I have been searching, off and on, for some official insight into how faith impacts dementia – specifically, whether being a born-again Christian makes the plunge into deep forgetfulness an experience as peace-filled and perhaps even joyous as it does any other experience in life.
I believe that it does indeed. But my evidence is totally anecdotal, based on what I’ve seen as a nursing home volunteer over the last 13+ years.
So I’ve conducted lengthy searches here and there, now and then, on the internet. And to my amazement, have found virtually nothing on the subject.
We live in a nation where 10% of those over 65 will develop the form of dementia known as Alzheimer’s; if we live to 85, our chances of developing it are apparently 50/50. We also live in a nation where roughly 76% self-identify as Christian, according to the U.S. Census Bureau.

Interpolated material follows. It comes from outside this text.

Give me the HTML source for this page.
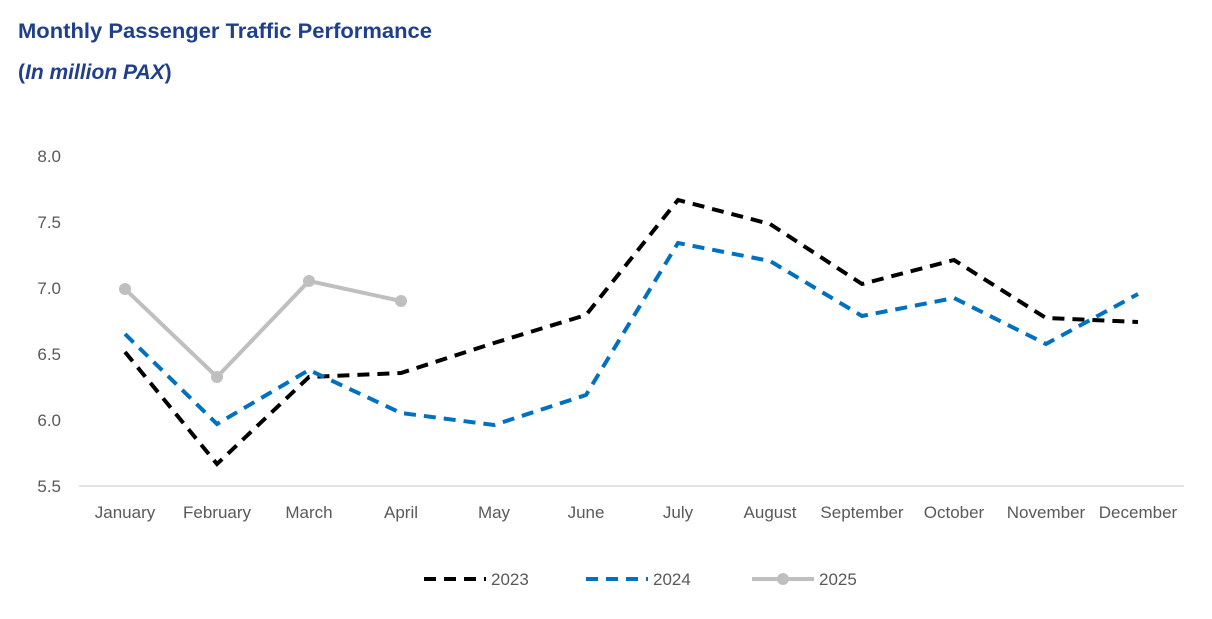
<!DOCTYPE html>
<html><head><meta charset="utf-8"><style>
body{margin:0;background:#fff}
svg{display:block}
text{font-family:"Liberation Sans",sans-serif}
</style></head><body>
<svg width="1212" height="619" viewBox="0 0 1212 619" xmlns="http://www.w3.org/2000/svg">
<rect width="1212" height="619" fill="#fff"/>
<text x="18" y="38" font-size="21" font-weight="bold" fill="#1F3F8A" textLength="414" lengthAdjust="spacingAndGlyphs">Monthly Passenger Traffic Performance</text>
<text x="18" y="79" font-size="21" font-weight="bold" fill="#1F3F8A">(<tspan font-style="italic">In million PAX</tspan>)</text>
<g font-size="17" fill="#595959" text-anchor="end">
<text x="61" y="162">8.0</text>
<text x="61" y="228">7.5</text>
<text x="61" y="294">7.0</text>
<text x="61" y="360">6.5</text>
<text x="61" y="426">6.0</text>
<text x="61" y="492">5.5</text>
</g>
<line x1="79" y1="486" x2="1184" y2="486" stroke="#d9d9d9" stroke-width="1.5"/>
<g font-size="17" fill="#595959" text-anchor="middle">
<text x="125" y="518">January</text>
<text x="217" y="518">February</text>
<text x="309" y="518">March</text>
<text x="401" y="518">April</text>
<text x="494" y="518">May</text>
<text x="586" y="518">June</text>
<text x="678" y="518">July</text>
<text x="770" y="518">August</text>
<text x="862" y="518">September</text>
<text x="954" y="518">October</text>
<text x="1046" y="518">November</text>
<text x="1138" y="518">December</text>
</g>
<polyline fill="none" stroke="#000" stroke-width="4" stroke-dasharray="12,8" points="125,352 217,464 309,377 401,373 494,343 586,315 678,200 770,224 862,284 954,260 1046,318 1138,322"/>
<polyline fill="none" stroke="#0070C0" stroke-width="4" stroke-dasharray="12,8" points="125,334 217,424 309,370 401,413 494,425 586,395 678,243 770,261 862,316 954,298 1046,344 1138,294"/>
<polyline fill="none" stroke="#BFBFBF" stroke-width="4" points="125,289 217,377 309,281 401,301"/>
<g fill="#BFBFBF"><circle cx="125" cy="289" r="6"/><circle cx="217" cy="377" r="6"/><circle cx="309" cy="281" r="6"/><circle cx="401" cy="301" r="6"/></g>
<line x1="424" y1="579" x2="486" y2="579" stroke="#000" stroke-width="4" stroke-dasharray="12,8"/>
<text x="491" y="585" font-size="17" fill="#595959">2023</text>
<line x1="586" y1="579" x2="648" y2="579" stroke="#0070C0" stroke-width="4" stroke-dasharray="12,8"/>
<text x="653" y="585" font-size="17" fill="#595959">2024</text>
<line x1="752" y1="579" x2="814" y2="579" stroke="#BFBFBF" stroke-width="4"/>
<circle cx="783" cy="579" r="6" fill="#BFBFBF"/>
<text x="819" y="585" font-size="17" fill="#595959">2025</text>
</svg>
</body></html>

Wouldn’t you think some clinician somewhere in these United States would be interested enough to investigate how our faith impacts something as devastating as slipping into dementia?
I looked again recently, starting out with www.scholar.google.com, where I do a lot of searching of medical-journal articles for my daily work. I found almost nothing there, medically speaking, which seems impossible; I must go back and try again using different search terms.
I did find lots of plain ol’ web listings purporting to address this issue – more than 5.7 million of them, with a simple search for combinations of words such as Alzheimer's, faith and truth.
There was a nicely written article headlined, “Yes, Faith Does Change the Alzheimer’s Journey.” It was written by a woman whose mother had Alzheimer’s. But she really didn’t address how it impacted her mother. She just said that she was on a personal pilgrimage of some sort, and then realized that this wasn’t about her, but about her mother, who was after all the one with the disease. So no insights there.
There was another article outlining the search for “dementia and a resurrection theology.” I think it was promoting the use of religious ritual to help the senile find themselves again. According to this article, such “very familiar practices” as communion “witness to the spiritual meaning of a person’s life.” Whatever that means. Is it ritual that gives our lives “spiritual meaning,” or reflects the “spiritual meaning” of our lives? A strange teaching.
The Alzheimer’s Association has posted dozens of links to pages entitled “Walking in Faith,” or some variation thereof. But they don’t seem to have anything to do with Christian faith; I’m not sure what the point is, except that the Association seems to be reaching out to churches for support.
I did find one intriguing report. Published in 2010, its abstract describes a very small study of just 64 Alzheimer’s patients, with two tests conducted 12 months apart. The researchers' conclusion:“Higher levels of religiosity in Alzheimer's dementia seem to correlate with a slower cognitive and behavioral decline, with a corresponding significant reduction of the caregiver's burden.”
Very interesting and worth noting. But still, eventually we all end up at the same place. What I want to know is if peace and joy prevail for Christians, even through the challenges suffered by those with Alzheimer’s.
Have any of you come across this sort of research, dear readers?